Akbar at an Audience Window

Akbar at an Audience Window

Leaf from the Read Mughal Album

Mughal
Late 18th century, with border dated 1749–50
415 x 299 mm

Purchased by Pierpont Morgan, 1911

MS M.458.24
Item description: 

Akbar (r. 1556–1605) was one of the wisest and most important of the Mughal rulers. Although he preferred hunting to reading (he was illiterate) he sought out the learned. He employed over a hundred painters, and said he disliked men who hated painting. When it was mounted in the Read Mughal album, this portrait originally faced that of his son Salīm (see MS M.458.12), who was impatient to succeed him, even though his two brothers died early of alcoholism.

Below Akbar: In the name of God, the Merciful, the Compassionate / What skirt? It is a lap full of cash.

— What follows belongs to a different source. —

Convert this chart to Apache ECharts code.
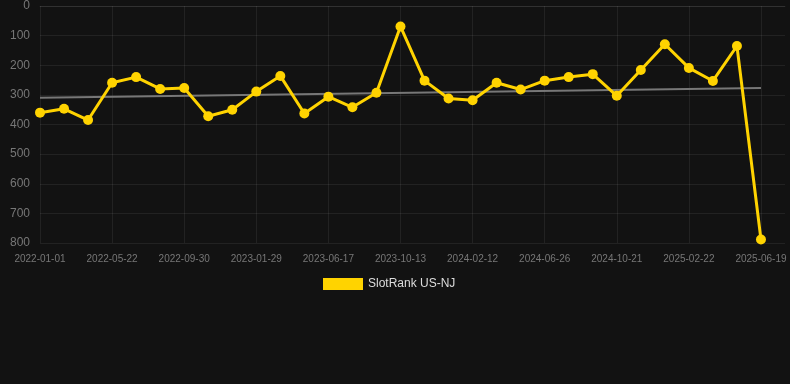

Above Salīm: In every ring, [of servitude] to him is happiness. / The year A.H. 1163 [A.D. 1749–50]

Exhibition section: 

The Read Mughal Album
Pierpont Morgan purchased the Read Mughal album, along with a Persian album, from Sir Charles Hercules Read, Keeper of British and Medieval Antiquities at the British Museum, in 1911. The Morgan purchase consisted of thirty folios (including both Indian miniatures and the Mughal portraits presented here), but Read owned at least forty-eight others, now widely dispersed. The leaves were probably once bound in several lacquered bindings. The identity of their compiler has not been established, but many borders date from the eighteenth and nineteenth centuries. The Mughal emperors of India commissioned biographies and were frequently portrayed by artists. Here the paintings are presented in the order of the emperor's reigns rather than the dates of the miniatures, starting with Bābur (r. 1526–30), the Muslim founder of the dynasty, and ending with Shāh Jahān (r. 1628–58), builder of the Taj Mahal.